Entries
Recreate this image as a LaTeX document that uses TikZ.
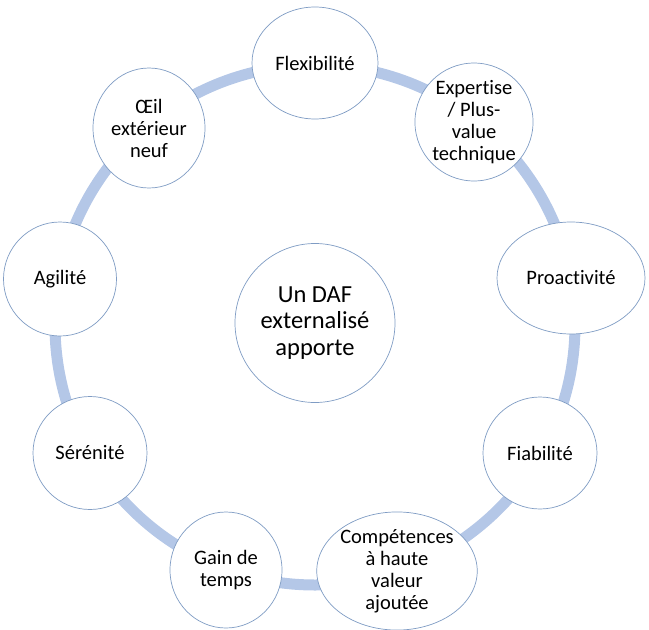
--
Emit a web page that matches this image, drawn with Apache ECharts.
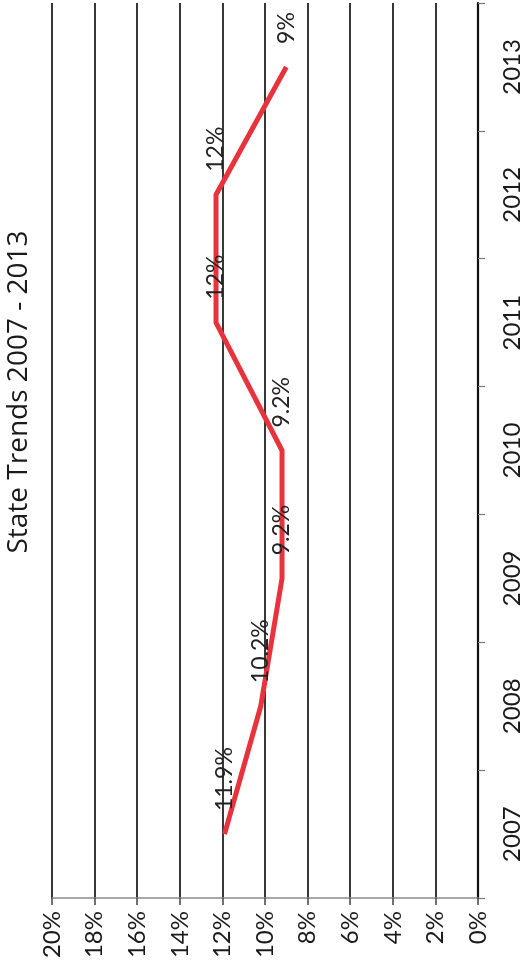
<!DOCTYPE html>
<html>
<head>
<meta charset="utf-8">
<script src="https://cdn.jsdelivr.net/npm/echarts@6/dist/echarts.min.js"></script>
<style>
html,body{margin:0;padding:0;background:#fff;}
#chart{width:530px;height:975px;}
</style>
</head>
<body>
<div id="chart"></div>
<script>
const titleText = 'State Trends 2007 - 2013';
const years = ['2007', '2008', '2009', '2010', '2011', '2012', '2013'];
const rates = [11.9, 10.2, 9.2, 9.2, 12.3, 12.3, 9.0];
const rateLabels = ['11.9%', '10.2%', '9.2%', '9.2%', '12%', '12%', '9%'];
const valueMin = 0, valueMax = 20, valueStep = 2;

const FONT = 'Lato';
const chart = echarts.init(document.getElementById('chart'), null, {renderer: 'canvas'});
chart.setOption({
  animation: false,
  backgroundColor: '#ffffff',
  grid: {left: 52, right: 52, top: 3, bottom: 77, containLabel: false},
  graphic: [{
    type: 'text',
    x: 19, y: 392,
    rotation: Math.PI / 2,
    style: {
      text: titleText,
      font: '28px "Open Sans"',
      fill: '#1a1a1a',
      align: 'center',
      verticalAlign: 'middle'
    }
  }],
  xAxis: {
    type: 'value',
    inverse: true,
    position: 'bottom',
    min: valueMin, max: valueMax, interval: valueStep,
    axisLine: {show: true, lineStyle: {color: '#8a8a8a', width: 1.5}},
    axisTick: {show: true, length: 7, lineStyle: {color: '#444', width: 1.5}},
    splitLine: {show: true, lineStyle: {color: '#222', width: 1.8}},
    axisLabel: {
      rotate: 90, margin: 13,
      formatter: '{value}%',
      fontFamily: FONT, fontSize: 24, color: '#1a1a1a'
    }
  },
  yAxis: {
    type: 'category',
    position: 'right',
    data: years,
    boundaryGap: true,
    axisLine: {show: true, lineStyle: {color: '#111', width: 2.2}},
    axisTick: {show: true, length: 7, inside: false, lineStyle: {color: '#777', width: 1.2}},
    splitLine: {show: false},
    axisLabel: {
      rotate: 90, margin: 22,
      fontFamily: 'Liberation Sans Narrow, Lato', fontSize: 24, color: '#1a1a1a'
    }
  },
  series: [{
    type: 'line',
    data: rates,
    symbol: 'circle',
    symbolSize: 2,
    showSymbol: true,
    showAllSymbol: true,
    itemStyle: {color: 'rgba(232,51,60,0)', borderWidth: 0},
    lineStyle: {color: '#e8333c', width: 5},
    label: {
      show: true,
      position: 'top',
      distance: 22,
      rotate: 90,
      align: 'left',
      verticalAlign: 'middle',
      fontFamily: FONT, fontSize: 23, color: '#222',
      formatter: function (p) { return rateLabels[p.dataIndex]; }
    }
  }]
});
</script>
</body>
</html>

Exercise directions
Repeat only the lines from the one holding "Emit a web page" to the one holding "const valueMin = 0, valueMax", both ends included, and drop the images.

Task answer
Emit a web page that matches this image, drawn with Apache ECharts.
<!DOCTYPE html>
<html>
<head>
<meta charset="utf-8">
<script src="https://cdn.jsdelivr.net/npm/echarts@6/dist/echarts.min.js"></script>
<style>
html,body{margin:0;padding:0;background:#fff;}
#chart{width:530px;height:975px;}
</style>
</head>
<body>
<div id="chart"></div>
<script>
const titleText = 'State Trends 2007 - 2013';
const years = ['2007', '2008', '2009', '2010', '2011', '2012', '2013'];
const rates = [11.9, 10.2, 9.2, 9.2, 12.3, 12.3, 9.0];
const rateLabels = ['11.9%', '10.2%', '9.2%', '9.2%', '12%', '12%', '9%'];
const valueMin = 0, valueMax = 20, valueStep = 2;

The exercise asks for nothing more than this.